Uma das perguntas que surgiram no painel do 12º EncontrosF­olha foi sobre uma declaração dada pelo ministro da Secretaria de Governo, Carlos Marun, sobre a cobrança de um valor mínimo dos pacientes do SUS e a manutenção da gratuidade absoluta apenas aos mais carentes. André Martins Neto, professor do Isae/FGV, ressaltou que, se a medida for para gerar uma “percepção de custo”, então é válida. “No Brasil, a população acha que não paga imposto porque a percepção que a população mais carente, usuária do SUS é que o único imposto pago é o Imposto de Renda. Então, a percepção deles é que o SUS é custo zero, uma coisa que simplesmen­te brota do orçamento governamen­tal e que está à disposição para ser utilizado quando quer e quando precisa.”

Porém, essa percepção de “custo zero” gera uma demanda “infinita” pelos serviços do SUS, o que pode ser considerad­o um risco para a sustentabi­lidade do sistema, explica Martins Neto. “Economicam­ente falando, se existe um produto que a percepção do custo é zero, a demanda vai ser infinita. E se houver uma demanda excessiva do SUS no cuidado como constituci­onalmente está previsto - um cuidado universal, a qualquer tempo, a qualquer hora e a qualquer necessidad­e -, o governo não consegue fazer. Consegue, mas não vai ter dinheiro para mais nada.” Na opinião de Martins Neto, a percepção de custo também pode aumentar a cobrança dos gestores dos recursos do SUS por serviços de mais qualidade.

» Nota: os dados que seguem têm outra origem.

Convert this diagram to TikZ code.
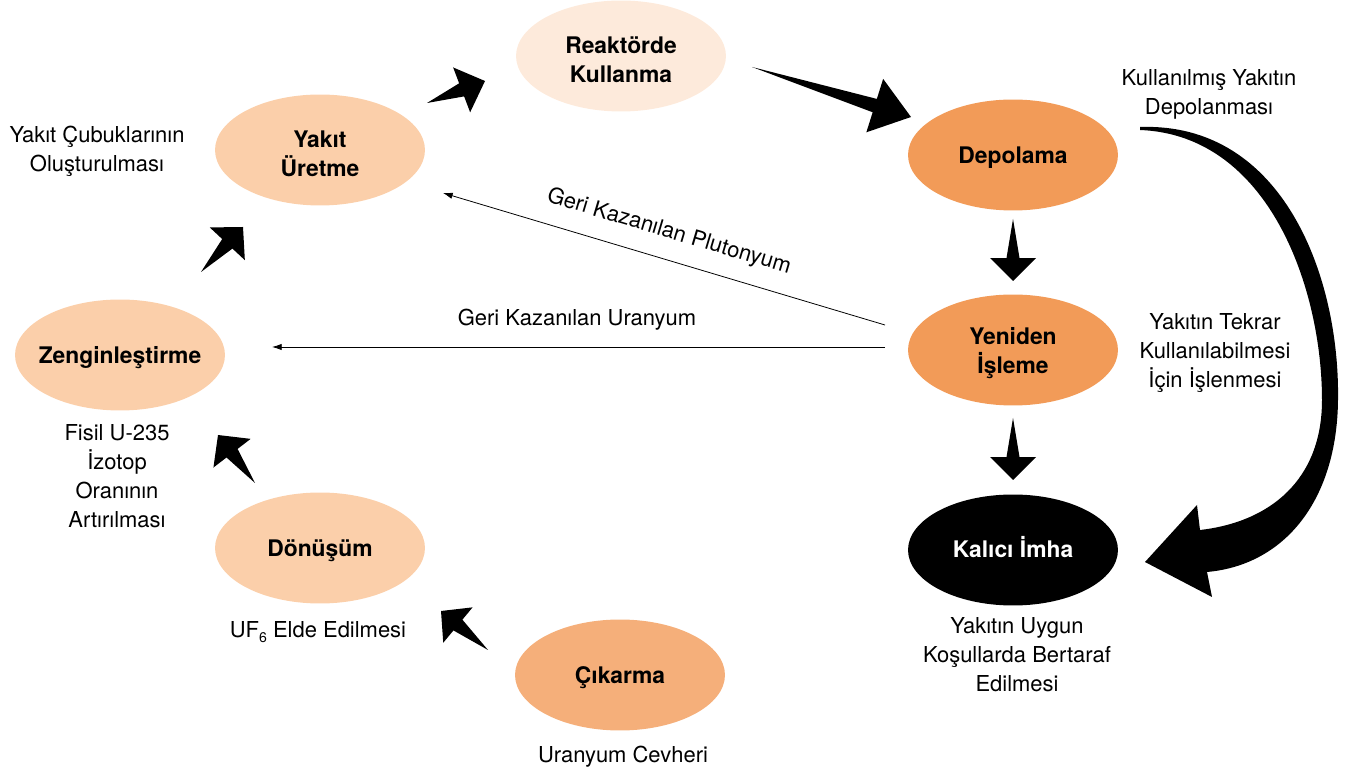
\documentclass[tikz,border=0pt]{standalone}
\usepackage{fontspec}
\setmainfont{TeX Gyre Heros}
\usetikzlibrary{arrows.meta, calc, shapes.geometric}
\definecolor{Blush}{HTML}{FDEADB}
\definecolor{Peach}{HTML}{FBCFAA}
\definecolor{Apricot}{HTML}{F5AF7A}
\definecolor{Amber}{HTML}{F29B58}
\definecolor{Ink}{HTML}{000000}

% wedge arrow: tail, tip, head length, head half width, shaft half width
\newcommand{\taperarrow}[5]{%
  \coordinate (hb) at ($(#2)!#3!(#1)$);
  \fill[Ink] (#1) -- ($(hb)!#5!90:(#2)$) -- ($(hb)!#4!90:(#2)$) -- (#2)
    -- ($(hb)!#4!-90:(#2)$) -- ($(hb)!#5!-90:(#2)$) -- cycle;
}
\newcommand{\tallstrut}{\rule{0pt}{14pt}}

\begin{document}
\begin{tikzpicture}[
  x=0.02cm, y=-0.02cm,
  stage/.style={
    ellipse,
    minimum width=4.2cm,
    minimum height=2.22cm,
    inner sep=0pt,
    text depth=-3pt,
    align=center,
    font=\fontsize{13}{16.5}\selectfont\bfseries
  },
  caption/.style={
    align=center,
    inner sep=0pt,
    font=\fontsize{12.5}{16.5}\selectfont
  },
  feedback/.style={
    -{Latex[length=5.5pt,width=3.6pt]},
    line width=0.45pt,
    draw=Ink
  }
]

\useasboundingbox (0,0) rectangle (1347,773);

% stages of the cycle
\node[stage, fill=Blush] (reaktor) at (621,56) {\tallstrut Reaktörde\\Kullanma};
\node[stage, fill=Peach] (uretim) at (320,150) {\tallstrut Yakıt\\Üretme};
\node[stage, fill=Amber] (depolama) at (1013,155) {Depolama};
\node[stage, fill=Amber] (isleme) at (1013,350) {Yeniden\\İşleme};
\node[stage, fill=Ink, text=white, text depth=3.5pt] (imha) at (1013,550) {Kalıcı İmha};
\node[stage, fill=Peach, inner xsep=-4pt] (zengin) at (120,355) {Zenginleştirme};
\node[stage, fill=Peach] (donusum) at (320,548) {Dönüşüm};
\node[stage, fill=Apricot] (cikarma) at (620,675) {Çıkarma};

% captions
\node[caption] (depcap) at (1209,94) {Kullanılmış Yakıtın\\Depolanması};
\node[caption] (urecap) at (97,151) {Yakıt Çubuklarının\\Oluşturulması};
\node[caption] (islcap) at (1215,353) {Yakıtın Tekrar\\Kullanılabilmesi\\İçin İşlenmesi};
\node[caption] (zencap) at (117,476) {Fisil U-235\\İzotop\\Oranının\\Artırılması};
\node[caption] (doncap) at (318,632)
  {UF{\fontsize{8}{8}\selectfont\raisebox{-0.6ex}{6}} Elde Edilmesi};
\node[caption] (imhcap) at (1017,655) {Yakıtın Uygun\\Koşullarda Bertaraf\\Edilmesi};
\node[caption] (cikcap) at (623,757) {Uranyum Cevheri};

% wedge arrows
\coordinate (a1) at (427,103);  \coordinate (b1) at (485,81);
\coordinate (a2) at (752,67);   \coordinate (b2) at (911,117);
\coordinate (a3) at (201,272);  \coordinate (b3) at (243,227);
\coordinate (a4) at (255,483);  \coordinate (b4) at (218,435);
\coordinate (a5) at (488,650);  \coordinate (b5) at (441,611);
\coordinate (a6) at (1013,219); \coordinate (b6) at (1013,281);
\coordinate (a7) at (1013,418); \coordinate (b7) at (1013,480);

\taperarrow{a1}{b1}{0.5cm}{0.48cm}{0.14cm}
\taperarrow{a2}{b2}{0.76cm}{0.56cm}{0.14cm}
\taperarrow{a3}{b3}{0.46cm}{0.48cm}{0.14cm}
\taperarrow{a4}{b4}{0.46cm}{0.47cm}{0.14cm}
\taperarrow{a5}{b5}{0.44cm}{0.46cm}{0.14cm}
\taperarrow{a6}{b6}{0.46cm}{0.46cm}{0.13cm}
\taperarrow{a7}{b7}{0.46cm}{0.46cm}{0.13cm}

% curved arrow from storage to disposal
\fill[Ink] (1140,127) .. controls (1285,122) and (1340,280) .. (1338,400)
  .. controls (1337,500) and (1285,565) .. (1207,572)
  -- (1212,597) -- (1145,562) -- (1197,505) -- (1200,530)
  .. controls (1270,522) and (1322,480) .. (1322,400)
  .. controls (1322,290) and (1270,135) .. (1140,130) -- cycle;

% recovered material
\coordinate (pu0) at (885,325); \coordinate (pu1) at (443,193);
\coordinate (u0) at (885,347);  \coordinate (u1) at (272,347);
\draw[feedback] (pu0) -- (pu1);
\draw[feedback] (u0) -- (u1);
\node[caption, rotate=-16.6] (pulabel) at (669,232) {Geri Kazanılan Plutonyum};
\node[caption] (ulabel) at (577,320) {Geri Kazanılan Uranyum};

\end{tikzpicture}
\end{document}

O médico Alexander Corvello ressaltou que o SUS é um dos poucos sistemas públicos de saúde no mundo que pagam transplant­e do figado. O procedimen­to é totalmente coberto e custa 177 mil reais no SUS. “A complicaçã­o mais comum do transplant­e de figado é fazer a conexão dos canaizinho­s da bile. O SUS não tem código para isso. Então, o que acontece muitas vezes é se a gente não depender da caridade, da boa vontade de alguns, se perde 177 mil reais por um procedimen­to que custa menos de 10%. O que se vê e sente é a falta de continuida­de das coisas dentro da administra­ção da saúde. Sem isso [a continuida­de], a gente não vai conseguir ir para a frente, vai continuar patinando nas mesmas coisas.”